The union describes the strategy as a defining moment in the continent’s journey toward sustainable industrialisation, energy security, inclusive growth, and development. It is not enough, the pan-African body says, to hold significant shares of global minerals stock (including so-called green minerals and rare earth); the leadership of African countries must take charge (see box: African leaders taking charge) and use them to create lasting wealth through value addition “at source.”
The AGMS, along with its corollary, the African Mining Vision (AMV), hopes to fulfil the continent’s manifest destiny of prosperity by working toward sustainable mineral resource exploration and management. The grand goal is to make Africa’s mineral wealth contribute to a people-centred “broad-based socio-economic development.”
The United Nations, on its part, has been failing Africa. In addition to setting up war crimes tribunals to prosecute individuals for genocide and crimes against humanity, open-minded, forward-looking critics say it is time for the world body to set up tribunals to try these mineral resources exploiters who have been literally raping Africa just as some countries were forced to pay reparations for fomenting economy-damaging wars at the beginning of the 20th century.
Guterres, the UN scribe, may have opened up a new way forward by boldly speaking up against the injustice borne by African countries and peoples for centuries. He advocates a shift from the mere exportation of raw materials to the establishment of fair, sustainable value chains and manufacturing within Africa to create local jobs and ensure economic growth and inclusive, sustainable development worthy of the continent’s proven stock of wealth.
Box
African leaders taking charge
In the spirit of the African Union’s African Green Minerals Strategy (AGMS) and the African Mining Vision (AVM), a number of African leaders, using various means, are attempting to take charge of their countries’ mineral wealth.
Hereunder is a sample:
Burkina Faso: Under Captain Ibrahim Traore, the country has reportedly become a leader in this movement, taking over gold mines and ending the export of unrefined gold to prioritise domestic development.
Mali: Under the leadership of President Assimi Goita, Mali has updated its mining code to allow for increased state and local ownership. The government is also pushing for enhanced domestic value addition.
Tanzania: Since the era of President John Magufuli (2015- 2017), the Tanzanian authorities have been enforcing local processing and trade requirements for gold.

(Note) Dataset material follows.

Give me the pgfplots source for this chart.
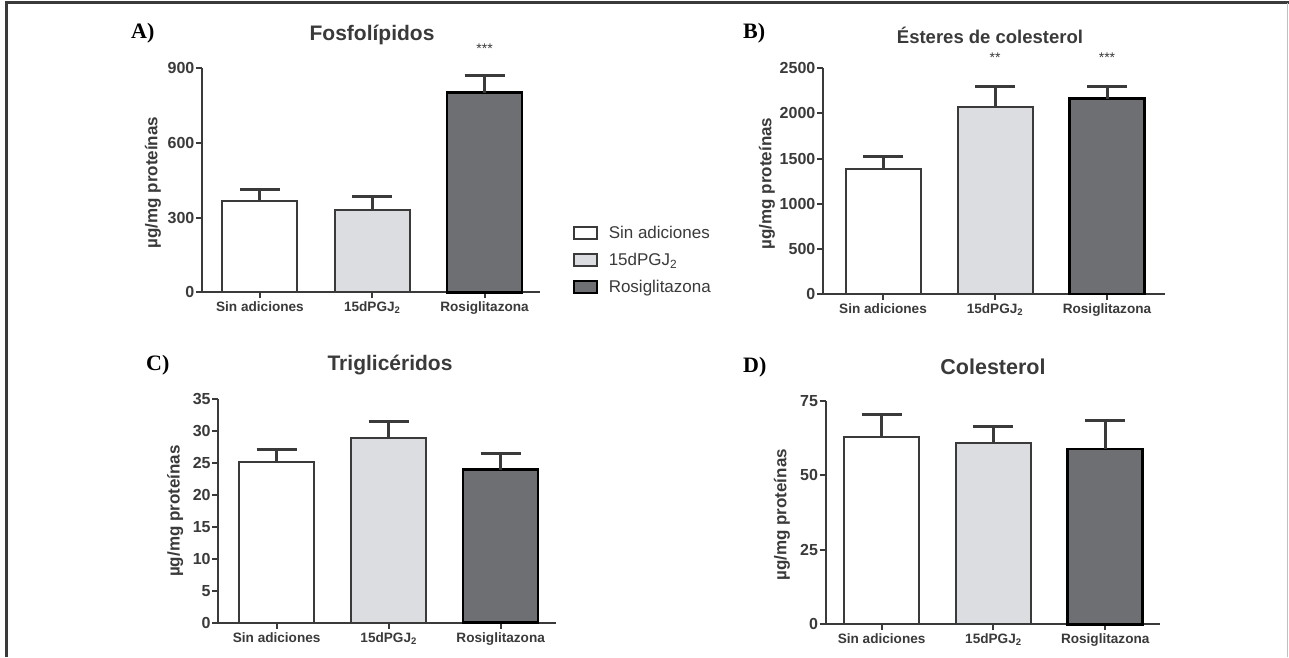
\documentclass[border=0pt]{standalone}
\usepackage{pgfplots}
\pgfplotsset{compat=1.18}
\usepackage{fontspec}
\setmainfont{Liberation Sans}
\newfontfamily\letterfont{Liberation Serif}
\definecolor{axc}{HTML}{3A3A3A}
\definecolor{lg}{HTML}{DCDDE0}
\definecolor{dg}{HTML}{6E6F72}
\pgfplotsset{
  prism/.style={
    scale only axis,
    axis lines=left,
    axis line style={-, line width=2pt, axc},
    tick style={line width=2pt, axc},
    tick align=outside,
    major tick length=6pt,
    ymin=0,
    xtick={0,1,2},
    xticklabels={Sin adiciones, 15dPGJ\textsubscript{2}, Rosiglitazona},
    ybar, bar width=75pt,
    /pgf/number format/assume math mode=true,
    /pgf/number format/set thousands separator={},
    yticklabel style={font=\fontsize{16}{16}\selectfont\bfseries, text=axc, inner sep=0pt, xshift=-1.5pt},
    xticklabel style={font=\fontsize{13.6}{14}\selectfont\bfseries, text=axc},
    every axis y label/.style={rotate=90, anchor=center, font=\fontsize{17}{17}\selectfont\bfseries, text=axc},
    clip=false,
    error bars/y dir=plus,
    error bars/y explicit,
    error bars/error mark=-,
    error bars/error mark options={rotate=90, line width=3pt, mark size=20pt, axc},
    error bars/error bar style={line width=3pt, axc},
    legend image code/.code={\draw[##1, line width=1.8pt] (0pt,-6pt) rectangle (23pt,6pt);},
  },
  b1/.style={fill=white, draw=axc, line width=2pt, bar shift=0pt},
  b2/.style={fill=lg, draw=axc, line width=2pt, bar shift=0pt},
  b3/.style={fill=dg, draw=black, line width=2.5pt, bar shift=0pt},
}
\begin{document}
\begin{tikzpicture}
\useasboundingbox (0,0) rectangle (1289pt,657pt);
\fill[white] (0,0) rectangle (1289pt,657pt);
% frame
\draw[line width=3pt, axc] (6pt,0) -- (6pt,654pt) -- (1289pt,654pt);
\draw[line width=1pt, black!25] (1287.5pt,0) -- (1287.5pt,654pt);

% ---------- A ----------
\begin{axis}[prism, at={(202pt,364.7pt)}, anchor=south west,
  width=338pt, height=224pt, xmin=-0.516, xmax=2.494,
  ymax=900, ytick={0,300,600,900},
  ylabel={µg/mg proteínas},
  every axis y label/.append style={at={(axis description cs:-0.145,0.49)}},
  legend style={at={(axis description cs:1.088,0.313)}, anchor=north west, draw=none, fill=none,
    font=\fontsize{17}{17}\selectfont, text=axc, row sep=9pt, cells={anchor=west},
    /tikz/every odd column/.append style={column sep=9pt}},
]
\addplot[b1] coordinates {(0,367) +- (0,46)};
\addplot[b2] coordinates {(1,331) +- (0,53)};
\addplot[b3] coordinates {(2,802) +- (0,71)};
\legend{Sin adiciones, 15dPGJ\textsubscript{2}, Rosiglitazona}
\node[font=\fontsize{14}{14}\selectfont, text=axc] at (axis cs:2,980) {***};
\end{axis}

% ---------- B ----------
\begin{axis}[prism, at={(823pt,363pt)}, anchor=south west,
  width=342pt, height=225.7pt, xmin=-0.536, xmax=2.518,
  ymax=2500, ytick={0,500,1000,1500,2000,2500},
  ylabel={µg/mg proteínas},
  every axis y label/.append style={at={(axis description cs:-0.164,0.49)}},
]
\addplot[b1] coordinates {(0,1381) +- (0,140)};
\addplot[b2] coordinates {(1,2068) +- (0,228)};
\addplot[b3] coordinates {(2,2165) +- (0,135)};
\node[font=\fontsize{14}{14}\selectfont, text=axc] at (axis cs:1,2615) {**};
\node[font=\fontsize{14}{14}\selectfont, text=axc] at (axis cs:2,2615) {***};
\end{axis}

% ---------- C ----------
\begin{axis}[prism, at={(218.3pt,34.3pt)}, anchor=south west,
  width=337.7pt, height=223.4pt, xmin=-0.521, xmax=2.494,
  ymax=35, ytick={0,5,10,15,20,25,30,35},
  ylabel={µg/mg proteínas},
  every axis y label/.append style={at={(axis description cs:-0.128,0.5)}},
]
\addplot[b1] coordinates {(0,25.1) +- (0,2.1)};
\addplot[b2] coordinates {(1,29.0) +- (0,2.6)};
\addplot[b3] coordinates {(2,24.0) +- (0,2.5)};
\end{axis}

% ---------- D ----------
\begin{axis}[prism, at={(825.7pt,32.7pt)}, anchor=south west,
  width=334.3pt, height=223.3pt, xmin=-0.5, xmax=2.490,
  ymax=75, ytick={0,25,50,75},
  ylabel={µg/mg proteínas},
  every axis y label/.append style={at={(axis description cs:-0.131,0.49)}},
]
\addplot[b1] coordinates {(0,62.9) +- (0,7.5)};
\addplot[b2] coordinates {(1,60.8) +- (0,5.6)};
\addplot[b3] coordinates {(2,58.9) +- (0,9.5)};
\end{axis}

% titles and panel letters
\node[font=\fontsize{21}{21}\selectfont\bfseries, text=axc] at (372pt,622pt) {Fosfolípidos};
\node[font=\fontsize{18.5}{18.5}\selectfont\bfseries, text=axc] at (990pt,622pt) {Ésteres de colesterol};
\node[font=\fontsize{21}{21}\selectfont\bfseries, text=axc] at (390pt,292pt) {Triglicéridos};
\node[font=\fontsize{21.5}{21.5}\selectfont\bfseries, text=axc] at (993pt,290pt) {Colesterol};
\node[font=\fontsize{22}{22}\selectfont\letterfont\bfseries, anchor=west, inner sep=0pt] at (131pt,624pt) {A)};
\node[font=\fontsize{22}{22}\selectfont\letterfont\bfseries, anchor=west, inner sep=0pt] at (743pt,624pt) {B)};
\node[font=\fontsize{22}{22}\selectfont\letterfont\bfseries, anchor=west, inner sep=0pt] at (146pt,292pt) {C)};
\node[font=\fontsize{22}{22}\selectfont\letterfont\bfseries, anchor=west, inner sep=0pt] at (743pt,290pt) {D)};
\end{tikzpicture}
\end{document}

Under the current President, Samia Suluhu Hassan, Tanzania’s mining sector is being reformed with the strengthening of state control and increasing local value addition.
Botswana: The country has “nationalised” its minerals sector. It currently runs its biggest diamond mine under Debswana, a 50-50 joint venture between the government of Botswana and the De Beers Corporation while simultaneously securing 15% in the latter’s parent company. Botswana also reserves the right to sell diamonds from other mines independently of Debswana or De Beers.
Botswana President Duma Boko has directed that no diamonds or copper concentrates will be exported raw, requiring all to undergo local beneficiation.
Sierra Leone: President Maada Bio’s administration has fundamentally restructured how miners operate in Sierra Leone. In a significant move to regain control over natural resources, the government established a 100% state-owned project company to operate alongside private entities, aiming to secure direct returns on national assets.
If there is one thing President Bio is determined to bequeath Sierra Leone, it is a thoroughly reformed mineral sector to aid the development of the country. This patriotic effort is, however, facing severe headwinds from age-long vested interests whose exploitative tendencies are diametrically opposed to the development aspiration of Sierra Leone.
Niger: Perhaps no country in Africa is more determined to take full ownership and benefit of its mineral resources than the Republic of Niger under General Abdourahamane Tchiani. Today, Niger asserts full ownership of all of the country’s mineral resources.